Genome wide distribution of G-quadruplexes and their impact on gene expression in malaria parasites

Mechanisms of transcriptional control in malaria parasites are still not fully understood. The positioning patterns of G-quadruplex (G4) DNA motifs in the parasite’s AT-rich genome, especially within the var gene family which encodes virulence factors, and in the vicinity of recombination hotspots, points towards a possible regulatory role of G4 in gene expression and genome stability. Here, we carried out the most comprehensive genome-wide survey, to date, of G4s in the Plasmodium falciparum genome using G4Hunter, which identifies G4 forming sequences (G4FS) considering their G-richness and G-skewness. We show an enrichment of G4FS in nucleosome-depleted regions and in the first exon of var genes, a pattern that is conserved within the closely related Laverania Plasmodium parasites. Under G4-stabilizing conditions, i. e., following treatment with pyridostatin (a high affinity G4 ligand), we show that a bona fide G4 found in the non-coding strand of var promoters modulates reporter gene expression. Furthermore, transcriptional profiling of pyridostatin-treated parasites, shows large scale perturbations, with deregulation affecting for instance the ApiAP2 family of transcription factors and genes involved in ribosome biogenesis. Overall, our study highlights G4s as important DNA secondary structures with a role in Plasmodium gene expression regulation, sub-telomeric recombination and var gene biology.

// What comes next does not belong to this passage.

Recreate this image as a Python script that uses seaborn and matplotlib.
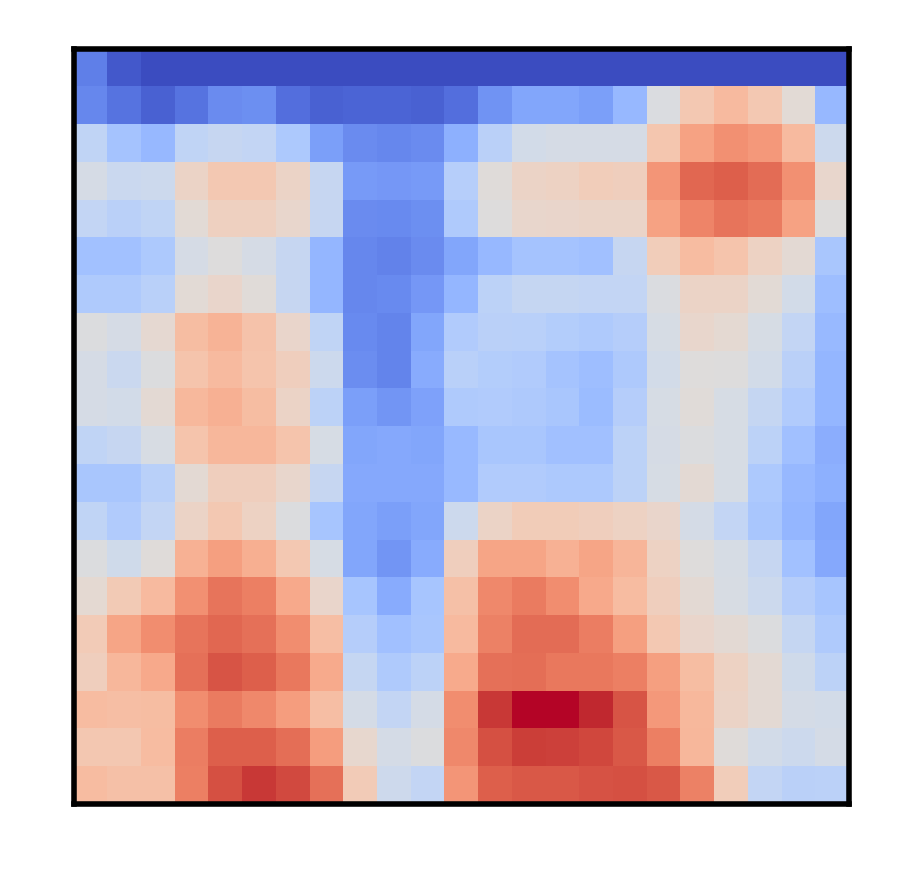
import numpy as np
import pandas as pd
import matplotlib
matplotlib.use("Agg")
import matplotlib.pyplot as plt
import seaborn as sns

# Heatmap values (normalised 0..1), one list per row, top to bottom
row_00 = [0.12, 0.03, 0.0, 0.0, 0.0, 0.0, 0.0, 0.0, 0.0, 0.0, 0.0, 0.0, 0.0, 0.0, 0.0, 0.0, 0.0, 0.0, 0.0, 0.0, 0.0, 0.0, 0.0]
row_01 = [0.14, 0.09, 0.05, 0.09, 0.15, 0.16, 0.08, 0.05, 0.055, 0.055, 0.05, 0.08, 0.17, 0.22, 0.22, 0.20, 0.28, 0.49, 0.61, 0.66, 0.61, 0.52, 0.28]
row_02 = [0.40, 0.32, 0.28, 0.40, 0.42, 0.41, 0.34, 0.20, 0.15, 0.14, 0.15, 0.25, 0.38, 0.46, 0.47, 0.47, 0.47, 0.62, 0.73, 0.77, 0.75, 0.66, 0.44]
row_03 = [0.47, 0.43, 0.44, 0.56, 0.61, 0.61, 0.56, 0.42, 0.19, 0.18, 0.19, 0.37, 0.51, 0.56, 0.57, 0.59, 0.585, 0.76, 0.86, 0.875, 0.85, 0.77, 0.545]
row_04 = [0.41, 0.38, 0.40, 0.52, 0.575, 0.575, 0.545, 0.42, 0.15, 0.145, 0.16, 0.35, 0.50, 0.545, 0.55, 0.555, 0.555, 0.73, 0.80, 0.835, 0.82, 0.73, 0.505]
row_05 = [0.31, 0.31, 0.34, 0.47, 0.50, 0.47, 0.42, 0.27, 0.14, 0.125, 0.15, 0.22, 0.28, 0.32, 0.32, 0.305, 0.42, 0.59, 0.655, 0.625, 0.57, 0.525, 0.33]
row_06 = [0.35, 0.35, 0.375, 0.52, 0.55, 0.515, 0.42, 0.27, 0.14, 0.145, 0.18, 0.27, 0.39, 0.415, 0.415, 0.41, 0.41, 0.49, 0.56, 0.56, 0.52, 0.46, 0.30]
row_07 = [0.495, 0.47, 0.535, 0.65, 0.68, 0.63, 0.55, 0.40, 0.145, 0.13, 0.22, 0.355, 0.38, 0.375, 0.36, 0.35, 0.365, 0.475, 0.545, 0.53, 0.475, 0.41, 0.285]
row_08 = [0.47, 0.43, 0.495, 0.625, 0.66, 0.625, 0.585, 0.44, 0.155, 0.13, 0.235, 0.375, 0.36, 0.355, 0.32, 0.30, 0.345, 0.46, 0.505, 0.50, 0.46, 0.38, 0.27]
row_09 = [0.47, 0.46, 0.525, 0.665, 0.69, 0.65, 0.56, 0.39, 0.20, 0.175, 0.21, 0.35, 0.355, 0.345, 0.33, 0.29, 0.365, 0.475, 0.515, 0.475, 0.415, 0.355, 0.27]
row_10 = [0.40, 0.42, 0.48, 0.625, 0.67, 0.67, 0.625, 0.475, 0.22, 0.23, 0.22, 0.285, 0.33, 0.33, 0.305, 0.305, 0.39, 0.47, 0.495, 0.475, 0.39, 0.305, 0.245]
row_11 = [0.33, 0.33, 0.375, 0.525, 0.585, 0.585, 0.545, 0.42, 0.23, 0.23, 0.23, 0.285, 0.355, 0.355, 0.34, 0.34, 0.39, 0.475, 0.525, 0.475, 0.34, 0.28, 0.25]
row_12 = [0.40, 0.355, 0.41, 0.56, 0.61, 0.57, 0.495, 0.325, 0.22, 0.20, 0.22, 0.44, 0.56, 0.595, 0.595, 0.585, 0.57, 0.55, 0.465, 0.41, 0.33, 0.27, 0.22]
row_13 = [0.495, 0.45, 0.51, 0.685, 0.735, 0.695, 0.61, 0.475, 0.22, 0.175, 0.235, 0.585, 0.72, 0.72, 0.685, 0.72, 0.675, 0.57, 0.505, 0.475, 0.42, 0.31, 0.23]
row_14 = [0.53, 0.605, 0.66, 0.77, 0.835, 0.81, 0.71, 0.55, 0.325, 0.235, 0.325, 0.64, 0.79, 0.82, 0.78, 0.71, 0.655, 0.585, 0.525, 0.48, 0.44, 0.365, 0.325]
row_15 = [0.60, 0.72, 0.78, 0.835, 0.86, 0.84, 0.78, 0.645, 0.365, 0.305, 0.33, 0.66, 0.805, 0.85, 0.85, 0.815, 0.735, 0.61, 0.55, 0.525, 0.495, 0.415, 0.35]
row_16 = [0.585, 0.67, 0.71, 0.84, 0.895, 0.875, 0.825, 0.705, 0.415, 0.35, 0.39, 0.705, 0.84, 0.845, 0.825, 0.825, 0.81, 0.735, 0.65, 0.57, 0.525, 0.45, 0.39]
row_17 = [0.655, 0.645, 0.65, 0.78, 0.82, 0.79, 0.74, 0.645, 0.465, 0.41, 0.465, 0.78, 0.945, 1.0, 1.0, 0.965, 0.895, 0.75, 0.665, 0.56, 0.525, 0.465, 0.46]
row_18 = [0.615, 0.615, 0.655, 0.815, 0.875, 0.875, 0.845, 0.74, 0.54, 0.465, 0.495, 0.79, 0.905, 0.935, 0.93, 0.92, 0.89, 0.81, 0.67, 0.51, 0.46, 0.44, 0.465]
row_19 = [0.655, 0.64, 0.64, 0.81, 0.905, 0.945, 0.915, 0.84, 0.60, 0.445, 0.41, 0.76, 0.875, 0.89, 0.89, 0.90, 0.905, 0.89, 0.805, 0.59, 0.41, 0.38, 0.385]

rows = [row_00, row_01, row_02, row_03, row_04, row_05, row_06, row_07, row_08, row_09,
        row_10, row_11, row_12, row_13, row_14, row_15, row_16, row_17, row_18, row_19]
data = pd.DataFrame(np.array(rows))

W, H = 899, 879
left, right, top, bottom = 73.5, 849.0, 49.5, 805.0
fig = plt.figure(figsize=(W / 100, H / 100), dpi=100)
ax = fig.add_axes([left / W, 1 - bottom / H, (right - left) / W, (bottom - top) / H])
sns.heatmap(data, ax=ax, cmap="coolwarm", vmin=0, vmax=1, cbar=False,
            xticklabels=False, yticklabels=False, square=False)
for side in ["top", "bottom", "left", "right"]:
    ax.spines[side].set_visible(True)
    ax.spines[side].set_color("black")
    ax.spines[side].set_linewidth(4)
ax.tick_params(left=False, bottom=False)
fig.savefig("out.png", dpi=100, facecolor="white")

Malaria persists as a global health concern and is caused by divergent eukaryotic parasites of the genus Plasmodium. These parasites have a complex life cycle during which stage transitions are characterised by tightly regulated cascades that ensure stage-specific gene expression, which are not yet fully understood. Here, we have performed a genome wide scan of G-quadruplex (G4) DNA motifs in the parasite’s AT-rich genome, using G4Hunter. We highlight a significant enrichment of G4s in nucleosome-depleted regions and in the first exon of var genes, which encode an important virulence factor associated with severe malaria. This is a pattern conserved among Plasmodium-related species of the Laverania subgenus. We then validate the regulatory function of G4s on transcription, using a luciferase reporter system. Finally, we show that the highly selective G4-stabilizing ligand pyridostatin causes large scale perturbations of the transcriptome in Plasmodium falciparum, thus showcasing their potential as antimalarials. Altogether, our study highlights G4s as a new layer of gene regulation in malaria parasites, and a likely potentiator of var gene diversity.